The Supreme Court agreed with FDR about the law's unprecedented reach, unanimously striking it down for exceeding Congress' power to regulate interstate commerce. If NIRA were allowed to stand, Chief Justice Charles Evans Hughes wrote for the Court, there would "be virtually no limit to the federal power, and, for all practical purposes, we should have a completely centralized government." Even progressive Justice Louis Brandeis agreed, telling several White House lawyers, "This is the end of this business of centralization, and I want you to go back and tell the president that we're not going to let this government centralize everything."
In response, FDR denounced the Supreme Court for sticking to the Constitution's original meaning. "The country was in the horse-and-buggy age when that clause was written," Roosevelt famously sneered at a press conference held after the ruling. His administration favored a more flexible approach, he continued, one that would "view the interstate commerce clause in the light of present-day civilization."
In other words: living constitutionalism. In the years since, liberal lawyers, law professors, and judges have mostly followed FDR's lead. So has the Supreme Court, which in 1942 reversed course on the Commerce Clause by holding that the cultivation and consumption of wheat entirely on one man's farm somehow still counted as "commerce…among the several states."
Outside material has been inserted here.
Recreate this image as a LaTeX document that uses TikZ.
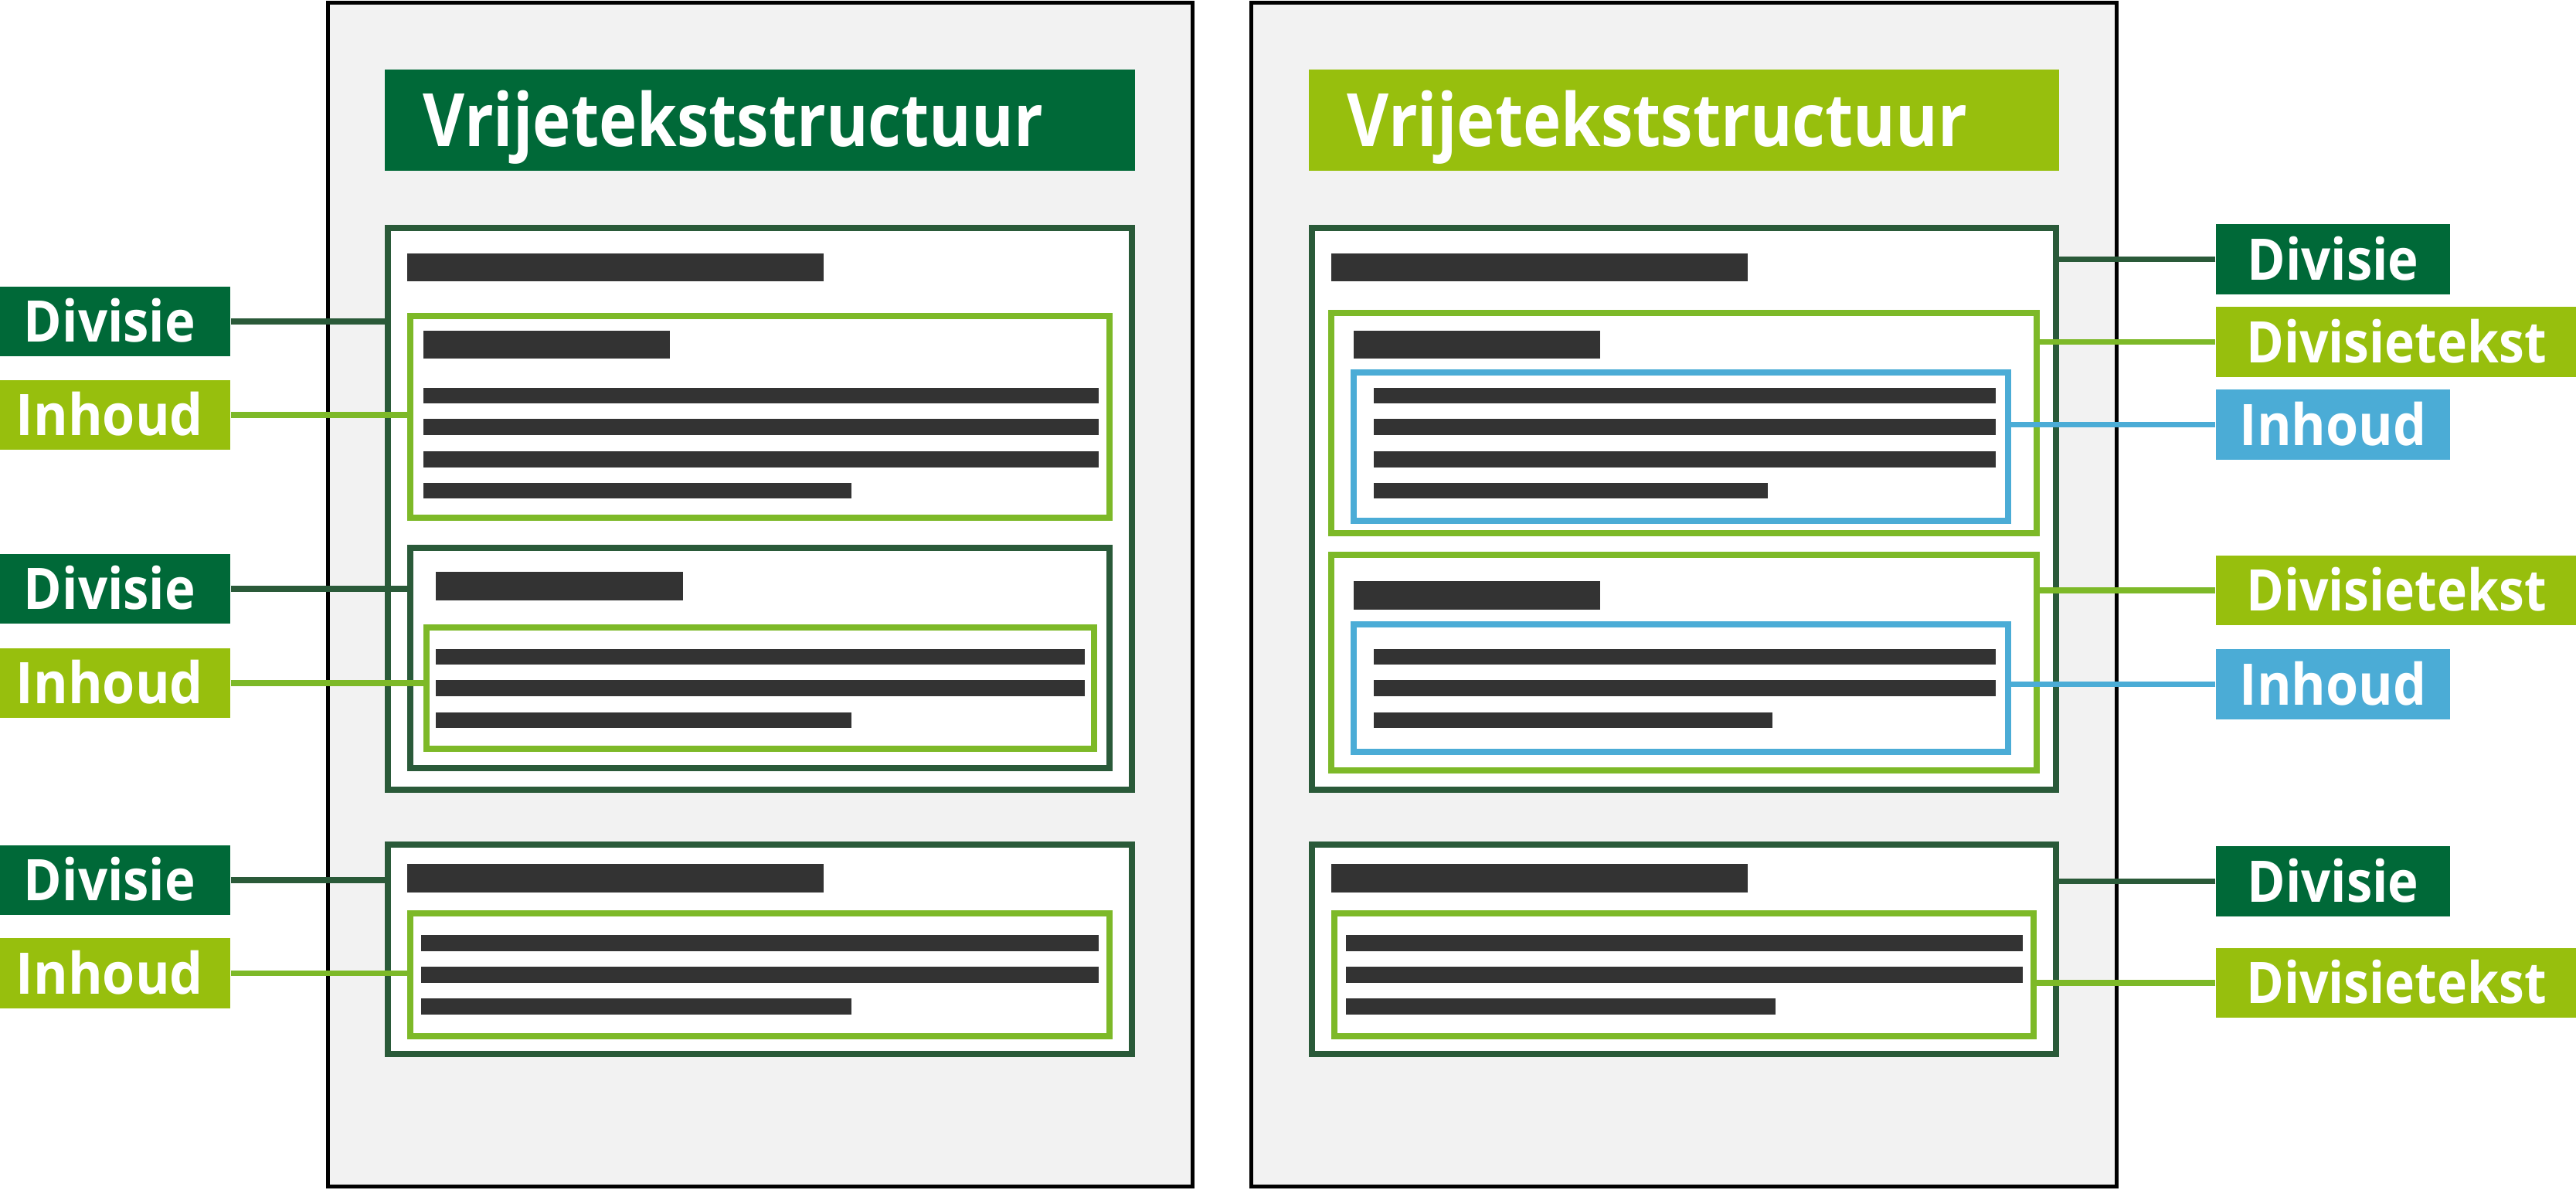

Why should today's living constitutionalists abandon this tried-and-true approach for Amar's peculiar vision? According to America's Unwritten Constitution, liberals must first tie the 19th Amendment into knots before they can go about striking a blow against the "horse-and- buggy" Commerce Clause. Why not just "view the interstate commerce clause in the light of present-day civilization," as FDR did?
Because Amar is a talented writer and a knowledgeable legal historian, even those readers who disagree with his judgments will find something to enjoy in America's Unwritten Constitution. But as an effort to triangulate between originalism on the one side and living constitutionalism on the other, the book must be judged a failure.